## Problem requirements:
Will you write out the data exactly, excluding every picture?

───── Data segment ─────

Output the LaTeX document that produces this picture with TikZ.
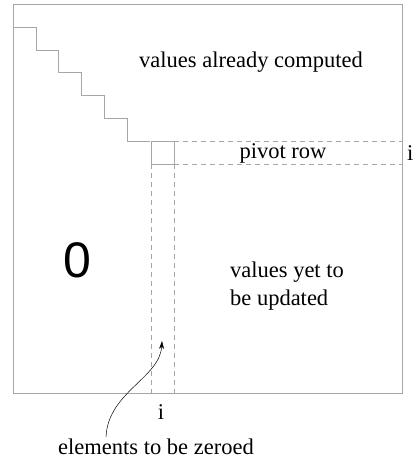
\documentclass[tikz,border=0pt]{standalone}
\usepackage{fontspec}
\setmainfont{Liberation Serif}
\newfontfamily\zerofont{Liberation Sans}
\usetikzlibrary{
  positioning,
  calc,
  arrows.meta,
}
\tikzset{
  grid line/.style={
    draw,
    gray!70,
    line width=0.8pt
  },
  guide line/.style={
    grid line,
    dashed,
    dash pattern=on 5pt off 4pt
  },
  label text/.style={
    font=\fontsize{22.5}{28}\selectfont,
    inner sep=0pt,
    align=left
  }
}

\begin{document}
\begin{tikzpicture}[x=1pt, y=-1pt]
  \useasboundingbox (0,0) rectangle (415,461);
  % matrix frame
  \draw[grid line] (13,4) rectangle (402,393);
  % staircase of finished rows
  \draw[grid line] (13,27)
    \foreach \k in {1,...,5} {
      -- ++(22.9,0) -- ++(0,22.9)
    } -- ++(22.9,0);
  % pivot element
  \coordinate (pnw) at (151,141);
  \coordinate (pse) at (174,164);
  \draw[grid line] (pnw) rectangle (pse);
  \draw[guide line] (pse |- pnw) -- (402,141);
  \draw[guide line] (pse) -- (402,164);
  \draw[guide line] (pnw |- pse) -- (151,393);
  \draw[guide line] (pse) -- (174,393);

  \node[label text] (done)   at (251,62)  {values already computed};
  \node[label text] (pivot)  at (283,153) {pivot row};
  \node[label text, anchor=west] (rowi) at (407,153) {i};
  \node[label text] (todo)   at (287,286) {values yet to\\be updated};
  \node[font=\zerofont\fontsize{50}{50}\selectfont, inner sep=0pt] (zero) at (77,260) {0};
  \node[label text] (coli)   at (161,412) {i};
  \node[label text] (zeroed) at (156,447) {elements to be zeroed};

  \coordinate (tip) at (162,341);
  \draw[-{Stealth[length=8pt,width=5pt]}, black, line width=0.5pt]
    ($(zeroed.north west)+(48,-2)$) .. controls (108,392) and (160,378) .. (tip);
\end{tikzpicture}
\end{document}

─────

## Solution for this problem:
Output the LaTeX document that produces this picture with TikZ.
\documentclass[tikz,border=0pt]{standalone}
\usepackage{fontspec}
\setmainfont{Liberation Serif}
\newfontfamily\zerofont{Liberation Sans}
\usetikzlibrary{
  positioning,
  calc,
  arrows.meta,
}
\tikzset{
  grid line/.style={
    draw,
    gray!70,
    line width=0.8pt
  },
  guide line/.style={
    grid line,
    dashed,
    dash pattern=on 5pt off 4pt
  },
  label text/.style={
    font=\fontsize{22.5}{28}\selectfont,
    inner sep=0pt,
    align=left
  }
}

\begin{document}
\begin{tikzpicture}[x=1pt, y=-1pt]
  \useasboundingbox (0,0) rectangle (415,461);
  % matrix frame
  \draw[grid line] (13,4) rectangle (402,393);
  % staircase of finished rows
  \draw[grid line] (13,27)
    \foreach \k in {1,...,5} {
      -- ++(22.9,0) -- ++(0,22.9)
    } -- ++(22.9,0);
  % pivot element
  \coordinate (pnw) at (151,141);
  \coordinate (pse) at (174,164);
  \draw[grid line] (pnw) rectangle (pse);
  \draw[guide line] (pse |- pnw) -- (402,141);
  \draw[guide line] (pse) -- (402,164);
  \draw[guide line] (pnw |- pse) -- (151,393);
  \draw[guide line] (pse) -- (174,393);

  \node[label text] (done)   at (251,62)  {values already computed};
  \node[label text] (pivot)  at (283,153) {pivot row};
  \node[label text, anchor=west] (rowi) at (407,153) {i};
  \node[label text] (todo)   at (287,286) {values yet to\\be updated};
  \node[font=\zerofont\fontsize{50}{50}\selectfont, inner sep=0pt] (zero) at (77,260) {0};
  \node[label text] (coli)   at (161,412) {i};
  \node[label text] (zeroed) at (156,447) {elements to be zeroed};

  \coordinate (tip) at (162,341);
  \draw[-{Stealth[length=8pt,width=5pt]}, black, line width=0.5pt]
    ($(zeroed.north west)+(48,-2)$) .. controls (108,392) and (160,378) .. (tip);
\end{tikzpicture}
\end{document}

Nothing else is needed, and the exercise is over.